A century or so later, in the city of Prague, Johannes Kepler worked out the laws of planetary motion, grounded in mathematics and the empirical evidence of his day, even as he maintained a side gig as an astrologer. As James A. Connor writes in a biography of Kepler: in medieval times, astrology, even to men of science, contained “the story of God’s relationship with the human race.”
In Prague, around that same time, was also a Jew, the great mystic Rabbi Judah Loew, known as the Maharal, advisor to Emperor Rudolf II on the teachings of the Kabbalah. Also: creator of the famed Golem of Prague, a man made of clay, created by Loew using a magical Kabbalistic formula and who was to protect the Jews of Prague from anti-Semitic persecution.

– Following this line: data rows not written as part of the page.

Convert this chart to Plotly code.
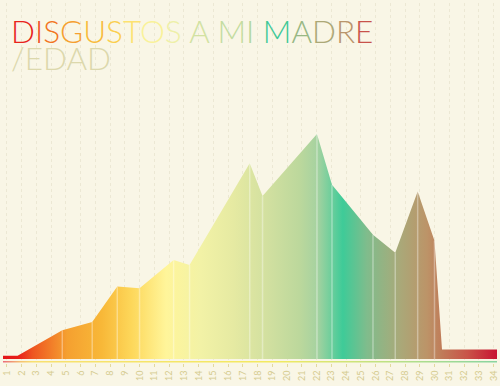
import plotly.graph_objects as go

# --- data ---
ages = [0.73, 1.72, 4.75, 6.78, 8.48, 9.99, 12.30, 13.38, 17.46, 18.33,
        22.02, 23.04, 25.82, 27.33, 28.85, 29.99, 30.50, 34.23]
disgustos = [0.7, 0.7, 6.4, 8.2, 16.1, 15.7, 22.0, 20.9, 43.5, 36.2,
             50.0, 38.7, 27.6, 23.6, 37.2, 26.3, 2.1, 2.1]
tick_ages = list(range(1, 35))
tick_labels = [str(a) for a in tick_ages]

title_letters = list("DISGUSTOS A MI MADRE")
title_colors = ["#E8231C", "#EE4B1E", "#F27522", "#F5A030", "#F8BB3A", "#FBCF4E",
                "#FDE270", "#F9F29A", "#EEF0A8", None, "#D2E2A2", None, "#C3DCA0",
                "#B2D69E", None, "#3DC897", "#98B884", "#ACA877", "#B9956C", "#C8524A"]

fill_scale = [
    [0.00, "#E3161B"], [0.03, "#E81E18"], [0.06, "#EE5520"], [0.13, "#F5A030"],
    [0.20, "#F8B838"], [0.26, "#FDD75A"], [0.33, "#FFF59A"], [0.40, "#F2F2A6"],
    [0.465, "#E6EAA2"], [0.535, "#D2E0A0"], [0.60, "#BCD89C"], [0.636, "#A6D2A0"],
    [0.688, "#3ECB98"], [0.737, "#80BC8C"], [0.80, "#A8AA7A"], [0.858, "#BC9468"],
    [0.89, "#C07A58"], [0.94, "#C95448"], [1.00, "#C81432"]]

axis_scale = [[0.0, "#EC6A7A"], [0.035, "#F5C070"], [0.06, "#F8E070"], [0.55, "#F3EA60"],
              [0.80, "#B8E088"], [1.0, "#88D4A0"]]

BG = "#F9F6E6"

fig = go.Figure()

# gradient area
fig.add_trace(go.Scatter(
    x=ages, y=disgustos, mode="lines", fill="tozeroy",
    line=dict(width=0, color="rgba(0,0,0,0)"),
    fillgradient=dict(type="horizontal", colorscale=fill_scale),
    hoverinfo="skip", showlegend=False))

# white vertical lines at vertices
vx, vy = [], []
for a, v in zip(ages[2:16], disgustos[2:16]):
    vx += [a, a, None]
    vy += [0, v, None]
fig.add_trace(go.Scatter(x=vx, y=vy, mode="lines",
                         line=dict(color="rgba(255,255,255,0.35)", width=1.5),
                         hoverinfo="skip", showlegend=False))

# gradient axis line (decoration)
x0, x1 = min(ages), max(ages)
fig.add_trace(go.Scatter(
    x=[x0, x1, x1, x0, x0], y=[-0.42, -0.42, -0.8, -0.8, -0.42], mode="lines",
    fill="toself", line=dict(width=0, color="rgba(0,0,0,0)"),
    fillgradient=dict(type="horizontal", colorscale=axis_scale),
    hoverinfo="skip", showlegend=False))

title_html = "".join(
    c if col is None else f'<span style="color:{col}">{c}</span>'
    for c, col in zip(title_letters, title_colors))

fig.add_annotation(text=title_html, xref="paper", yref="paper", x=0.012, y=0.98,
                   xanchor="left", yanchor="top", showarrow=False,
                   font=dict(family="Lato", size=31.5, weight=300))
fig.add_annotation(text="/EDAD", xref="paper", yref="paper", x=0.012, y=0.905,
                   xanchor="left", yanchor="top", showarrow=False,
                   font=dict(family="Lato", size=31.5, weight=300, color="#DCD8AC"))

fig.update_layout(
    width=500, height=386, margin=dict(l=3, r=3, t=3, b=23, autoexpand=False),
    paper_bgcolor=BG, plot_bgcolor=BG,
    xaxis=dict(range=[0.73, 34.23], tickvals=tick_ages, ticktext=tick_labels,
               tickangle=-90, tickfont=dict(family="Lato", size=9, color="#D5CB8E"),
               ticks="outside", ticklen=3, tickcolor="#E2D9A0", tickwidth=1,
               showgrid=True, gridcolor="#ECE8D4", griddash="dot", gridwidth=1,
               zeroline=False, showline=False, fixedrange=True, automargin=False),
    yaxis=dict(range=[-0.89, 79.11], visible=False, showgrid=False, zeroline=False,
               automargin=False),
)

fig.write_html("out.html", config={"displayModeBar": False},
               post_script="document.body.style.margin='0';document.body.style.background='" + BG + "';")
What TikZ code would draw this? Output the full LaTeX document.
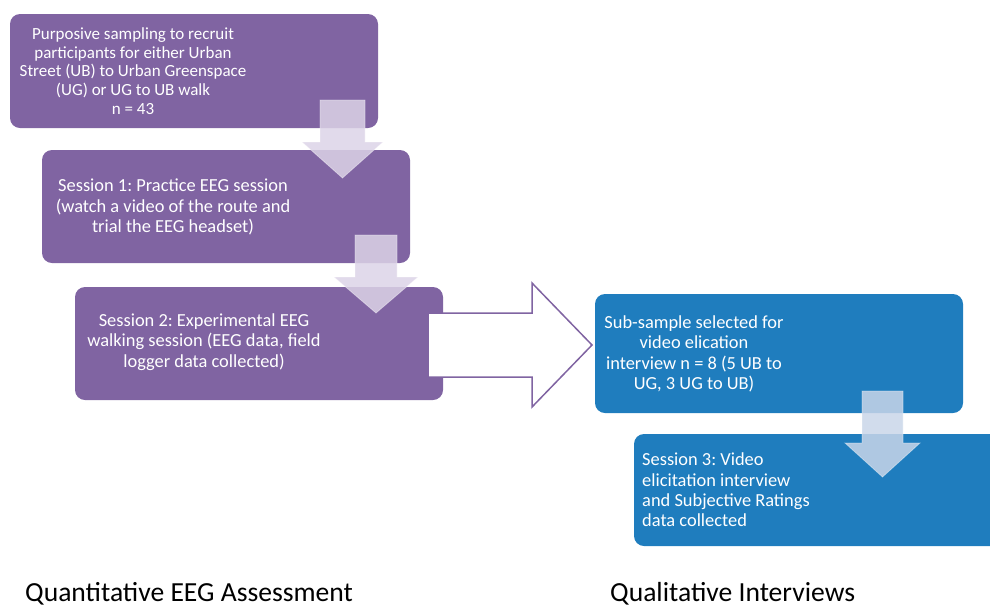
\documentclass[tikz,border=0pt]{standalone}
\usepackage{fontspec}
\setmainfont{Carlito}
\frenchspacing
\usetikzlibrary{positioning}
\definecolor{quantpurple}{HTML}{8064A2}
\definecolor{qualblue}{HTML}{1F7DBE}
\definecolor{quantlight}{HTML}{DCD3E7}
\definecolor{quallight}{HTML}{C9D6E9}
\tikzset {
  stage node/.style = {
    rectangle,
    rounded corners = 10pt,
    inner sep = 0pt,
    minimum width = 368pt,
    minimum height = 114pt
  },
  % quantitative (EEG) stages
  quant/.style = {
    stage node,
    fill = quantpurple
  },
  % qualitative (interview) stages
  qual/.style = {
    stage node,
    fill = qualblue
  },
  stage text/.style = {
    text = white,
    inner sep = 0pt,
    align = center,
    font = \fontsize{18.4}{20.3}\selectfont
  },
  heading/.style = {
    inner sep = 0pt,
    font = \fontsize{27.6}{32}\selectfont
  }
}
\tikzset {
  % translucent block arrow between stages
  down block/.style = {
    fill = #1,
    fill opacity = 0.85,
    draw = white,
    draw opacity = 0.4,
    line width = 0.8pt
  },
  % big outlined arrow between the two columns
  side block/.style = {
    fill = white,
    draw = quantpurple,
    line width = 1.5pt,
    line join = miter
  }
}

\begin{document}
\begin{tikzpicture}[x = 1pt, y = -1pt]
    \useasboundingbox (0,0) rectangle (990,606);
    \clip (0,0) rectangle (990,606);

    \node[quant] (sampling) at (194,71) {};
    \node[stage text, font = \fontsize{17}{18.8}\selectfont] (sampling text) at (133,71)
      {Purposive sampling to recruit\\participants for either Urban\\Street (UB) to Urban Greenspace\\(UG) or UG to UB walk\\n = 43};
    \node[quant, minimum height = 113pt] (practice) at (226,206.5) {};
    \node[stage text] (practice text) at (173,207)
      {Session 1: Practice EEG session\\(watch a video of the route and\\trial the EEG headset)};
    \node[quant, minimum height = 113pt] (walking) at (259,343.5) {};
    \node[stage text] (walking text) at (204,342)
      {Session 2: Experimental EEG\\walking session (EEG data, field\\logger data collected)};

    \node[qual, minimum height = 119pt] (subsample) at (779,353.5) {};
    \node[stage text] (subsample text) at (694,354)
      {Sub-sample selected for\\video elication\\interview n = 8 (5 UB to\\UG, 3 UG to UB)};
    \node[qual, minimum height = 112pt] (elicitation) at (818,490) {};
    \node[stage text, align = left, anchor = west] (elicitation text) at (642,490)
      {Session 3: Video\\elicitation interview\\and Subjective Ratings\\data collected};

    \draw[down block = quantlight] (320,100) -- (365,100) -- (365,142) -- (383,142)
      -- (342.5,178) -- (302,142) -- (320,142) -- cycle;
    \draw[down block = quantlight] (355,235) -- (397,235) -- (397,277) -- (418,277)
      -- (376,313) -- (334,277) -- (355,277) -- cycle;
    \draw[down block = quallight] (862,391) -- (903,391) -- (903,443) -- (920,443)
      -- (882.5,477) -- (845,443) -- (862,443) -- cycle;

    \draw[side block] (428,313) -- (532,313) -- (532,283) -- (592,345)
      -- (532,407) -- (532,377) -- (428,377) -- cycle;

    \node[heading, anchor = base west] (quant label) at (25,601) {Quantitative EEG Assessment};
    \node[heading, anchor = base west] (qual label) at (610,601) {Qualitative Interviews};

  \end{tikzpicture}
\end{document}
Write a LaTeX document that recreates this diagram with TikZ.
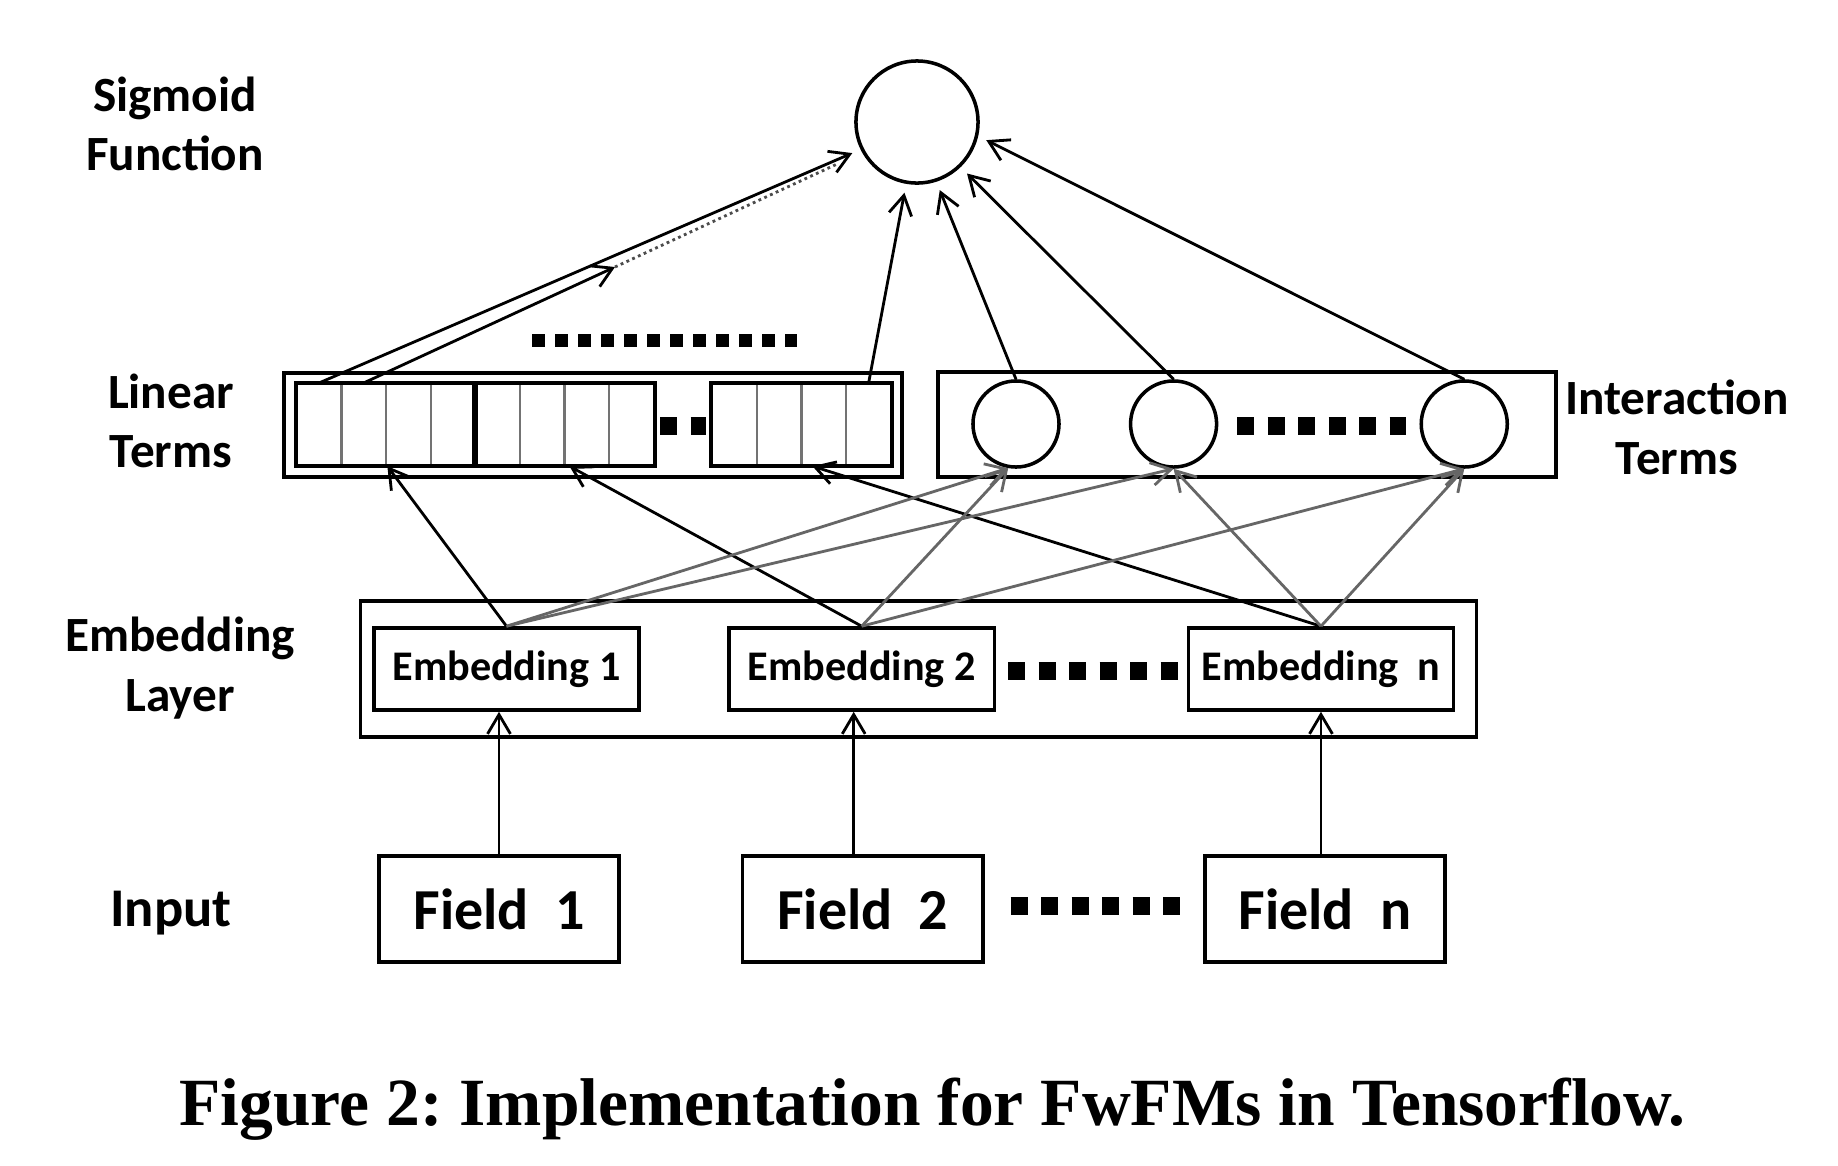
\documentclass[tikz,border=0pt]{standalone}
\usepackage{fontspec}
\setmainfont{Carlito}
\newfontfamily\capfont{Liberation Serif}
\usetikzlibrary{arrows.meta,fit,positioning}
\tikzset{
    %Define standard arrow tip
    >={Straight Barb[length=5.5pt,width=6.5pt]},
    %Define style for boxes
    punkt/.style={
           rectangle,
           draw,
           line width=1pt,
           inner sep=0pt,
           text centered},
    embbox/.style={
           punkt,
           minimum width=2.65cm,
           minimum height=0.82cm,
           font=\bfseries\fontsize{12}{14}\selectfont},
    fieldbox/.style={
           punkt,
           minimum width=2.40cm,
           minimum height=1.06cm,
           font=\bfseries\fontsize{16.5}{20}\selectfont},
    rectouter/.style={
      draw,
      line width=1pt
    },
    neuron/.style={
      circle,
      draw,
      line width=1pt,
      inner sep=0pt},
    cell/.style={
      rectangle,
      draw=black!55,
      line width=0.65pt,
      inner sep=0pt,
      minimum width=0.446cm,
      minimum height=0.81cm},
    lbl/.style={
      font=\bfseries\fontsize{14}{17}\selectfont,
      align=center},
    % square dots
    bigdots/.style={line width=0.18cm, dash pattern=on 0.17cm off 0.135cm},
    smalldots/.style={line width=0.13cm, dash pattern=on 0.13cm off 0.10cm},
    % Define arrow style
    pil/.style={
           ->,
           line width=0.8pt},
    pilgray/.style={
           pil,
           draw=black!60}
}

\begin{document}
\begin{tikzpicture}[x=0.01cm, y=-0.01cm, node distance=1cm]
 \useasboundingbox (0,0) rectangle (1838,1166);

 % sigmoid output
 \node [neuron, minimum size=1.22cm] (sig) at (917,122) {};
 \node [lbl] (sigtitle) at (175,124) {Sigmoid\\Function};

 % linear terms
 \node [rectouter, minimum width=6.18cm, minimum height=1.04cm] (linear) at (593,425) {};
 \foreach \i in {1,...,8}
   \node [cell] (cell\i) at (297+44.6*\i-22.3, 424.5) {};
 \foreach \i in {9,...,12}
   \node [cell] (cell\i) at (734.4+44.75*\i-402.75, 424.5) {};
 \node [draw, line width=1pt, inner sep=0pt, fit={(cell1) (cell4)}] (grpa) {};
 \node [draw, line width=1pt, inner sep=0pt, fit={(cell5) (cell8)}] (grpb) {};
 \node [draw, line width=1pt, inner sep=0pt, fit={(cell9) (cell12)}] (grpc) {};
 \node [lbl] (lintitle) at (171,421) {Linear\\Terms};
 \coordinate (linmid) at (615,267);

 % interaction terms
 \node [rectouter, minimum width=6.18cm, minimum height=1.05cm] (inter) at (1247,424.5) {};
 \node [neuron, minimum size=0.86cm] (c1) at (1016,424) {};
 \node [neuron, minimum size=0.86cm, right of=c1, node distance=1.575cm] (c2) {};
 \node [neuron, minimum size=0.86cm, right of=c2, node distance=2.905cm] (c3) {};
 \node [lbl] (intertitle) at (1677,427) {Interaction\\Terms};

 % embedding layer
 \node [rectouter, minimum width=11.15cm, minimum height=1.36cm] (emblayer) at (918.5,669) {};
 \node [embbox] (e1) at (506.5,669) {Embedding 1};
 \node [embbox, right of=e1, node distance=3.55cm] (e2) {Embedding 2};
 \node [embbox, right of=e2, node distance=4.59cm] (en) {Embedding\ \ n};
 \node [lbl] (embtitle) at (180,668) {Embedding\\Layer};

 % input fields
 \node [fieldbox] (f1) at (499,909) {Field\ \ 1};
 \node [fieldbox, right of=f1, node distance=3.635cm] (f2) {Field\ \ 2};
 \node [fieldbox, right of=f2, node distance=4.62cm] (fn) {Field\ \ n};
 \node [lbl, font=\bfseries\fontsize{15.5}{18}\selectfont] (inputtitle) at (171,913) {Input};

 % dots
 \draw [smalldots] (532,340.5) -- (797,340.5);
 \draw [bigdots] (660,425.5) -- (706,425.5);
 \draw [bigdots] (1237,426) -- (1406,426);
 \draw [bigdots] (1008,670.5) -- (1180,670.5);
 \draw [bigdots] (1010.6,906) -- (1181,906);

 % paths
 \draw [pil] (f1.north) -- (f1.north |- e1.south);
 \draw [pil] ([xshift=-0.09cm]f2.north) -- ([xshift=-0.09cm]f2.north |- e2.south);
 \draw [pil] ([xshift=-0.04cm]fn.north) -- ([xshift=-0.04cm]fn.north |- en.south);

 \draw [pil] (e1.north) -- (cell2.south east);
 \draw [pil] (e2.north) -- ([xshift=0.06cm]cell7.south west);
 \draw [pil] (en.north) -- ([xshift=0.12cm]cell11.south west);
 \draw [pilgray] (e1.north) -- (c1.-100);
 \draw [pilgray] (e1.north) -- (c2.south);
 \draw [pilgray] (e2.north) -- (c1.-100);
 \draw [pilgray] (e2.north) -- (c3.south);
 \draw [pilgray] (en.north) -- (c2.south);
 \draw [pilgray] (en.north) -- (c3.south);

 \draw [pil, shorten >=0.09cm] (cell1.north) -- (sig.-154);
 \draw [pil] (cell2.north) -- (linmid);
 \draw [densely dotted, line width=0.8pt, draw=black!70, shorten >=0.26cm] (linmid) -- (sig.-151);
 \draw [pil, shorten >=0.09cm] (cell12.north) -- (sig.-100);
 \draw [pil, shorten >=0.09cm] (c1.north) -- (sig.-72);
 \draw [pil, shorten >=0.09cm] (c2.north) -- (sig.-46);
 \draw [pil, shorten >=0.09cm] (c3.north) -- (sig.-13);

 % caption
 \node [font=\capfont\bfseries\fontsize{19.2}{23}\selectfont\frenchspacing, anchor=base] (caption) at (932.5,1125) {Figure 2: Implementation for FwFMs in Tensorflow.};
\end{tikzpicture}
\end{document}
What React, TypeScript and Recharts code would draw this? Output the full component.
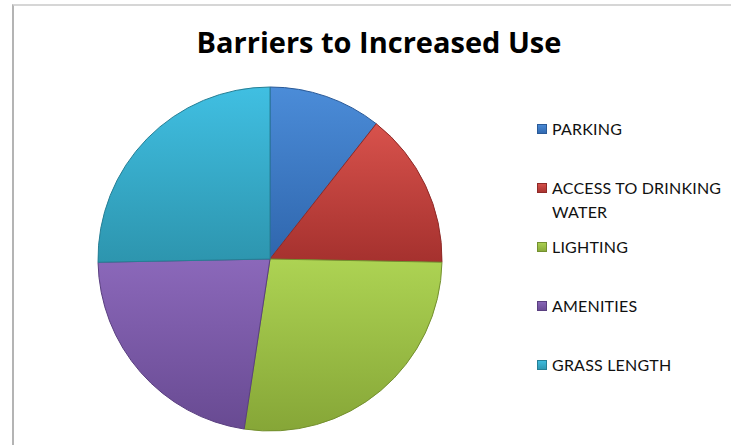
import { Cell, Legend, Pie, PieChart } from "recharts";

const categories = [
  "PARKING",
  "ACCESS TO DRINKING WATER",
  "LIGHTING",
  "AMENITIES",
  "GRASS LENGTH",
];
const shares = [10.6, 14.7, 27.1, 22.3, 25.3];

const COLORS = [
  { light: "#4b8cd8", dark: "#2f66ad", edge: "#2a5a98" },
  { light: "#d8524c", dark: "#a5312e", edge: "#8f2a28" },
  { light: "#add353", dark: "#86a637", edge: "#74902f" },
  { light: "#8b68ba", dark: "#684a92", edge: "#5a3f80" },
  { light: "#40bfe2", dark: "#2d95ae", edge: "#267f95" },
];

const data = categories.map((name, i) => ({ name, value: shares[i] }));

function LegendList() {
  return (
    <div style={{ fontFamily: "Lato, sans-serif", fontSize: 16, color: "#111" }}>
      {categories.map((name, i) => (
        <div key={name} style={{ display: "flex", height: 59, alignItems: "flex-start" }}>
          <span
            style={{
              width: 10,
              height: 10,
              marginTop: 7,
              marginRight: 5,
              flex: "none",
              background: `linear-gradient(${COLORS[i].light}, ${COLORS[i].dark})`,
              boxShadow: `inset 0 0 0 1px ${COLORS[i].edge}`,
            }}
          />
          <span style={{ width: 175, lineHeight: "24px", letterSpacing: 0.2 }}>{name}</span>
        </div>
      ))}
    </div>
  );
}

export default function App() {
  return (
    <div
      style={{
        position: "absolute",
        left: 0,
        top: 0,
        width: 731,
        height: 445,
        overflow: "hidden",
        background: "#fff",
      }}
    >
      <div
        style={{
          position: "absolute",
          left: 12,
          top: 4,
          width: 740,
          height: 460,
          borderTop: "2px solid #d6d6d6",
          borderLeft: "2px solid #b4b4b4",
        }}
      />
      <div
        style={{
          position: "absolute",
          left: 0,
          top: 22,
          width: 758,
          textAlign: "center",
          fontFamily: "'Open Sans', sans-serif",
          fontWeight: 700,
          fontSize: 29,
          lineHeight: "40px",
          color: "#000",
        }}
      >
        Barriers to Increased Use
      </div>
      <PieChart
        width={731}
        height={445}
        margin={{ top: 0, right: 0, bottom: 0, left: 0 }}
        style={{ position: "absolute", left: 0, top: 0 }}
      >
        <defs>
          {COLORS.map((c, i) => (
            <linearGradient key={i} id={`slice${i}`} x1="0" y1="0" x2="0" y2="1">
              <stop offset="0%" stopColor={c.light} />
              <stop offset="100%" stopColor={c.dark} />
            </linearGradient>
          ))}
        </defs>
        <Pie
          data={data}
          dataKey="value"
          nameKey="name"
          cx={270}
          cy={259}
          outerRadius={172}
          startAngle={90}
          endAngle={-270}
          isAnimationActive={false}
        >
          {data.map((d, i) => (
            <Cell key={d.name} fill={`url(#slice${i})`} stroke={COLORS[i].edge} strokeWidth={1} />
          ))}
        </Pie>
        <Legend
          content={<LegendList />}
          wrapperStyle={{ position: "absolute", left: 537, top: 117, width: 194 }}
        />
      </PieChart>
    </div>
  );
}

Like the Sambatyon, the golem’s existence was, in my own childhood, as true and as real as any historical fact. The Sambatyon was as real as New York’s East River, and the golem as real as Prague itself, which was, to me, as real as Brooklyn—why would it not be? The Maharal and the magical powers of the Kabbalah required no more corroboration than the existence of the moon and the stars beyond. That the golem’s creation defied nature was a marvel, but so was the airplane and the rocketship and the submarine. So was the electronic calculator on my teacher’s desk. I understood none of it, and so all of it was real.
I remember when I first encountered the notion that the golem’s existence might have been fictitious. I was well into adulthood, around age 24, a father of three, when a friend of mine who had left our insular Hasidic enclave to study at institutions with more modern orientations, where Hasidic lore was ridiculed and all mysticism was suspect, returned with a storehouse of ideas that cast doubt on much that I knew to be true.
“You thought the golem was real?!” I remember him asking once, and the incredulity in his voice made me feel at once foolish and angry. Foolish for my own gullibility. Angry at him for spoiling the myth.